[Zambyte]

> Scheme might be different here [...]

Yep, I meant to specify that a subset of your original claim is true for all Lisps, not that your claim was not true for certain ones like CL.

> IMO, the useful definition of homoiconicity is "the domain and codomain of eval are the same type".

I do not think that is a useful definition. Under that definition, any language can be made homoiconic by providing a library with an eval procedure that accepts an AST where nodes in the tree could be non syntax objects, and their value is just accepted as-is for evaluation.

The most useful definition of homoiconic IMO is that the internal representation of the language (the AST) is the same as the external representation of the language (the literal text you write). In that sense, CL and Scheme are equally homoiconic, but Python, C, etc. which you could provide an evaluator for with the same domain and codomain types, are not homoiconic.

[fiddlerwoaroof]

“The most useful definition of homoiconic IMO is that the internal representation of the language (the AST) is the same as the external representation of the language”

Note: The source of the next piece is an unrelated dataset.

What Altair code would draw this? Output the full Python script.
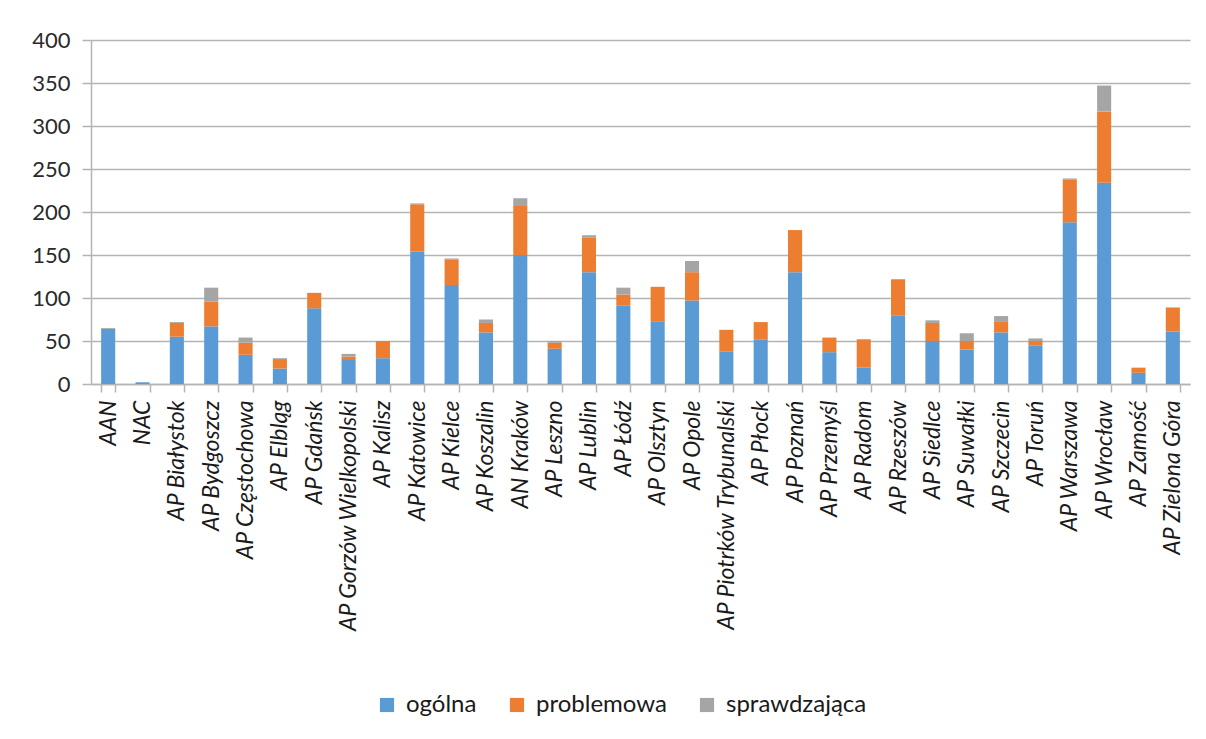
import altair as alt
import pandas as pd

categories = [
    "AAN", "NAC", "AP Białystok", "AP Bydgoszcz", "AP Częstochowa", "AP Elbląg",
    "AP Gdańsk", "AP Gorzów Wielkopolski", "AP Kalisz", "AP Katowice", "AP Kielce",
    "AP Koszalin", "AN Kraków", "AP Leszno", "AP Lublin", "AP Łódź", "AP Olsztyn",
    "AP Opole", "AP Piotrków Trybunalski", "AP Płock", "AP Poznań", "AP Przemyśl",
    "AP Radom", "AP Rzeszów", "AP Siedlce", "AP Suwałki", "AP Szczecin", "AP Toruń",
    "AP Warszawa", "AP Wrocław", "AP Zamość", "AP Zielona Góra",
]
ogolna = [64, 2, 55, 67, 34, 18, 88, 29, 30, 154, 115, 60, 150, 41, 130, 91, 73,
          97, 38, 52, 130, 37, 19, 80, 50, 40, 60, 45, 188, 234, 13, 61]
problemowa = [0, 0, 16, 29, 14, 11, 18, 3, 20, 55, 30, 11, 57, 7, 40, 13, 40,
              33, 25, 20, 49, 17, 33, 41, 21, 10, 13, 5, 50, 83, 6, 28]
sprawdzajaca = [1, 0, 1, 16, 6, 1, 0, 3, 0, 1, 1, 4, 9, 2, 3, 8, 0,
                13, 0, 0, 0, 0, 0, 1, 3, 9, 6, 3, 1, 30, 0, 0]
series = ["ogólna", "problemowa", "sprawdzająca"]
colors = ["#5B9BD5", "#ED7D31", "#A5A5A5"]
y_ticks = [0, 50, 100, 150, 200, 250, 300, 350, 400]

rows = []
for i, c in enumerate(categories):
    for k, vals in enumerate([ogolna, problemowa, sprawdzajaca]):
        rows.append({"archiwum": c, "typ": series[k], "kolejnosc": k, "liczba": vals[i]})
df = pd.DataFrame(rows)

FONT = "Lato"
GRID = "#B4B4B4"

chart = alt.Chart(df).mark_bar().encode(
    x=alt.X(
        "archiwum:N",
        sort=categories,
        scale=alt.Scale(paddingInner=0.59, paddingOuter=0.295),
        axis=alt.Axis(
            title=None, labelAngle=-90, labelFont=FONT, labelFontStyle="italic",
            labelFontSize=23, labelColor="#1a1a1a", labelLimit=400,
            labelOverlap=False, labelPadding=8, tickBand="extent", tickSize=8,
            tickColor=GRID, domainColor=GRID, domainWidth=1.5, tickWidth=1.5,
            grid=False,
        ),
    ),
    y=alt.Y(
        "liczba:Q",
        stack="zero",
        scale=alt.Scale(domain=[0, 400], nice=False),
        axis=alt.Axis(
            title=None, values=y_ticks, labelFont=FONT, labelFontSize=22,
            labelColor="#2a2a2a", labelPadding=12, tickSize=9, tickColor=GRID,
            tickWidth=1.5, domainColor=GRID, domainWidth=1.5, gridColor=GRID,
            gridWidth=1.5,
        ),
    ),
    color=alt.Color(
        "typ:N",
        scale=alt.Scale(domain=series, range=colors),
        legend=alt.Legend(
            title=None, orient="none", legendX=284, legendY=653,
            direction="horizontal", columns=3, symbolType="square",
            symbolSize=200, symbolStrokeWidth=0, labelFont=FONT,
            labelFontSize=24, labelColor="#1a1a1a", columnPadding=28,
            labelOffset=7,
        ),
    ),
    order=alt.Order("kolejnosc:Q"),
).properties(
    width=1099,
    height=344,
    autosize=alt.AutoSizeParams(type="none"),
    padding={"left": 83, "top": 32, "right": 6, "bottom": 345},
).configure_view(stroke=None)

chart.save("out.html", embed_options={"renderer": "svg", "actions": False})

Except this is never true, unless your AST is a string. And Racket’s internal representation (syntax objects) is much more complicated than what is apparent from the text. So, in my opinion, defining homoiconicity in terms of the textual syntax is basically impossible. (And I’m sympathetic to Shriram Krishnamurthi’s claim that homoiconicity doesn’t mean anything).

The interesting property, in my opinion, is that languages like Common Lisp are not specified in terms of the textual syntax and so the textual representation is irrelevant to the semantics of the program: a visual tool that produces lisp forms is as valid a “syntax” of Common Lisp as the standardized textual representation produced by READ.

[lispm]

> textual representation is irrelevant to the semantics of the program

It's not completely irrelevant, since Common Lisp has the idea of a text-based file with source code and a compilation mode for it (-> COMPILE-FILE).

But generally what you say is true. We see that especially in two places: 1) the Lisp interpreter, which runs non-text s-expressions and 2) special development environments, like Interlisp-D/Medley where a prominent way to edit Lisp code is a structure editor, which manipulates s-expressions in memory.

[kazinator]

"Homoiconic" means that code definitions are stored in the original textual form, or possibly in a tokenized form from which the text is easily recovered. Thus the program's definitions may be edited, without referring to external source code.

Bash is homoiconic because you can type "set" with no arguments, and see all the function definitions in their original syntax (albeit reformatted and without comments). You can copy and paste these definitions, editing them in between.

In Common Lisp, the perhaps little-known ed function supports homoiconicity. Function definitions whose original definitions is available may be edited. (Like Bash's set, ed will serve you up a reformatted function without comments.)

Homoiconicity is mostly stupid and irrelevant, and an earmark of immature, naively implemented languages. A Lisp which compiles every definition that is fed into it, throwing away the original nested lists, cannot support a function like ed, and fails to be homoiconic, yet has all the oft discussed advantages of Lisp.

A feature that is close to homoiconicity that is useful is a REPL with history recall. In a REPL with history recall, we can write definitions. Even if those definitions are compiled, so the language image has no record of the code, the REPL has the original text in memory. So by history recall, we satisfy the use case of the programmer who wants to recall a definition, edit it and replace it. Or some of those use cases. Obviously, a program doesn't come with a REPL history of its definitions; only one that we made in the REPL.